Still, it is all in place and ready to go, and Cardiff Central Library is now on Facebook, so perhaps it all eventually, however slowly, moves...




Tuesday, October 13, 2009

Playing and Learning in a VLE

As an enthusiast, I often forget that many people haven't started playing with the internet yet.

They may shop there, or do their children's homework, or chat, or seek true love, but haven't really begun to explore how much more we (as a human tribe in a global village) could do with it. But then again, many people don't consider themselves creative.

And, yes, I realise how irritating acronyms can prove.

VLE = Virtual Learning Environment

I feel my experiments in setting up elearning options for staff don't seem to attract people yet. I blame myself, not the Moodle / Learning Pool environment. As Michel Thomas points out, the burden of 'teaching failure' should lie with the teacher, not the student...

[update 13 Oct 09] Just to add to the confusion, some people use 'DLE'= Dynamic Learning Environment. For instance, you can view a conference presentation on Learning Pool, called "LP’s DLE: A Social Media Solution for Collaborative Working Within and Across UK Local Government" here:
(although staff in Cardiff can't watch Vimeo video at the moment).

So, accidentally coming across Producer (a free add-on to Powerpoint) has motivated me to attempt something a bit more interesting - and use video, screen grabs, sounds, etc to make staff training more interesting. It'll take a while, of course...but it does look a lot like Movie Maker, so perhaps I can crack it...

Meanwhile, the search goes on for a good way to transform Powerpoint to MPEG for our plasma screens. (sigh)

Saturday, July 11, 2009

MyFace and SpaceBook

We are slowly moving into the 21st Century - as Cardiff Council has begun implementing the use of Learning Pool (the public sector e-learning exchange) to roll out e-learning as an economic and efficient plan for increasing staff skills (never entirely replacing face-to-face learning, of course, more of a supplement).

We are even considering using Social Networking to promote library use, or raise the service's profile or whatever - so if anyone has experience of this, or relevant tips to adding an organisation, or forming an interest group, etc, please do add notes in the Comments section.

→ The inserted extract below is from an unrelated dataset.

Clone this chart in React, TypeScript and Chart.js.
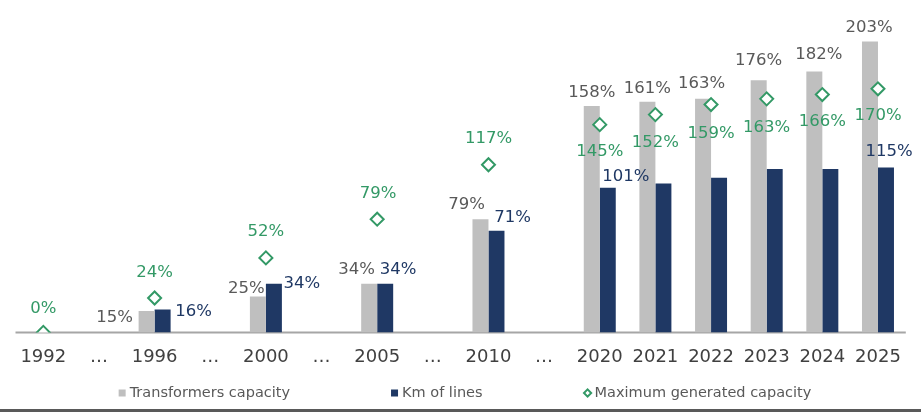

Learning Pool also has a forum where these kind of issues get discussed. e.g. Access Denied - where people mention the fact that Council workers often cannot access these very useful tools - for a variety of reasons (from security issues, to perhaps not trusting that staff won't 'waste time' using them).

They can 'waste time' networking and gossiping on the phone, or round the water cooler, instead. :-)

The Learning Pool blog has some interesting discussion of just this topic:
The end of that discussion points to 50 Barriers to Open Government, a Wiki for discussion of Social Strategies - from Tim Davies at Practical Participation

Tuesday, December 23, 2008

Pontificating about e-learning

Gulp - I have only tentatively suggested my ongoing experiment in library staff training (using the Learning Pool technology that Cardiff are using for their ILM delivery) but I do find the Moodle environment interesting, and can see how it might be a benefit to us eventually.

Meanwhile, I was contacted by HR to offer a few words about the product's usefulness - which I assumed was just for Learning Pool's own publicity - but I just got a Google Alert to my name (vanity, vanity) to indicate that my quote had turned up on the Public Technology site!

I stand by the words, but don't know if I should have asked permission to 'speak on behalf of the libraries', which was not my intention, but is how it seems to have come out.